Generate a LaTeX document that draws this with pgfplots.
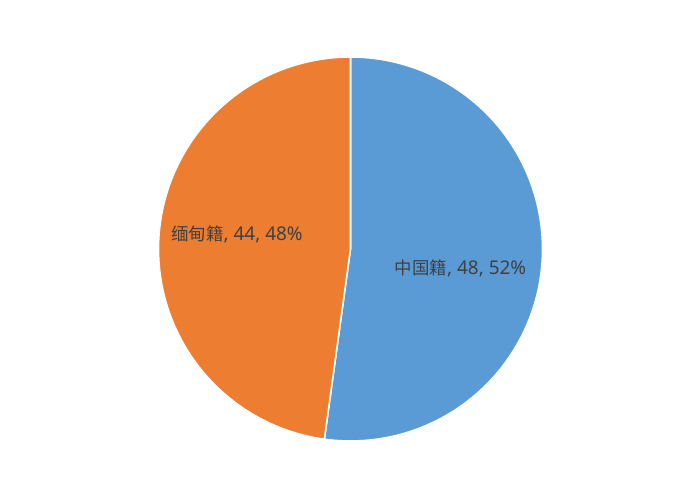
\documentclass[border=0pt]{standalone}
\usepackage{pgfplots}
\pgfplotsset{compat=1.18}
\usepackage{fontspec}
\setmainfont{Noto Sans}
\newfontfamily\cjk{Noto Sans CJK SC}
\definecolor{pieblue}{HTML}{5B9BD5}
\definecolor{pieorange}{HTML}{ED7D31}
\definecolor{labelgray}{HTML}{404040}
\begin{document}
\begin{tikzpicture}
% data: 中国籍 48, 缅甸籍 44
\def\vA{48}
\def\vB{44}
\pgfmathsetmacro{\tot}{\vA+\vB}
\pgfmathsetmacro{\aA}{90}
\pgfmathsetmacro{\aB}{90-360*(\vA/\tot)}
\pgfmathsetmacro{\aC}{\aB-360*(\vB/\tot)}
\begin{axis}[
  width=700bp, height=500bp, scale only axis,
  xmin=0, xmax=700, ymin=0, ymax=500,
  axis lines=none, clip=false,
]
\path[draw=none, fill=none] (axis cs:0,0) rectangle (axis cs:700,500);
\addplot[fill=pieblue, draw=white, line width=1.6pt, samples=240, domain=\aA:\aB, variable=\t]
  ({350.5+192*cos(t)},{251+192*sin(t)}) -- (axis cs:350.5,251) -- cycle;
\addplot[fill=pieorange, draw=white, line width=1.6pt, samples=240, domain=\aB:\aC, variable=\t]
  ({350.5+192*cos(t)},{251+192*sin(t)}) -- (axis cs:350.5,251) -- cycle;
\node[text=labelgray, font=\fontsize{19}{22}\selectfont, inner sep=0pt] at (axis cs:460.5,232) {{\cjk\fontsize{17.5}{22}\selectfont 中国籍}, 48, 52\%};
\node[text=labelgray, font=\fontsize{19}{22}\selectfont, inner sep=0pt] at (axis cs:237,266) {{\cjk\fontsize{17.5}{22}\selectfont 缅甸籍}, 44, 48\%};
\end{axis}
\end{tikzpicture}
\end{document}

Exercise objective » Make an exact copy of the data above, pictures excluded.

The response »
Generate a LaTeX document that draws this with pgfplots.
\documentclass[border=0pt]{standalone}
\usepackage{pgfplots}
\pgfplotsset{compat=1.18}
\usepackage{fontspec}
\setmainfont{Noto Sans}
\newfontfamily\cjk{Noto Sans CJK SC}
\definecolor{pieblue}{HTML}{5B9BD5}
\definecolor{pieorange}{HTML}{ED7D31}
\definecolor{labelgray}{HTML}{404040}
\begin{document}
\begin{tikzpicture}
% data: 中国籍 48, 缅甸籍 44
\def\vA{48}
\def\vB{44}
\pgfmathsetmacro{\tot}{\vA+\vB}
\pgfmathsetmacro{\aA}{90}
\pgfmathsetmacro{\aB}{90-360*(\vA/\tot)}
\pgfmathsetmacro{\aC}{\aB-360*(\vB/\tot)}
\begin{axis}[
  width=700bp, height=500bp, scale only axis,
  xmin=0, xmax=700, ymin=0, ymax=500,
  axis lines=none, clip=false,
]
\path[draw=none, fill=none] (axis cs:0,0) rectangle (axis cs:700,500);
\addplot[fill=pieblue, draw=white, line width=1.6pt, samples=240, domain=\aA:\aB, variable=\t]
  ({350.5+192*cos(t)},{251+192*sin(t)}) -- (axis cs:350.5,251) -- cycle;
\addplot[fill=pieorange, draw=white, line width=1.6pt, samples=240, domain=\aB:\aC, variable=\t]
  ({350.5+192*cos(t)},{251+192*sin(t)}) -- (axis cs:350.5,251) -- cycle;
\node[text=labelgray, font=\fontsize{19}{22}\selectfont, inner sep=0pt] at (axis cs:460.5,232) {{\cjk\fontsize{17.5}{22}\selectfont 中国籍}, 48, 52\%};
\node[text=labelgray, font=\fontsize{19}{22}\selectfont, inner sep=0pt] at (axis cs:237,266) {{\cjk\fontsize{17.5}{22}\selectfont 缅甸籍}, 44, 48\%};
\end{axis}
\end{tikzpicture}
\end{document}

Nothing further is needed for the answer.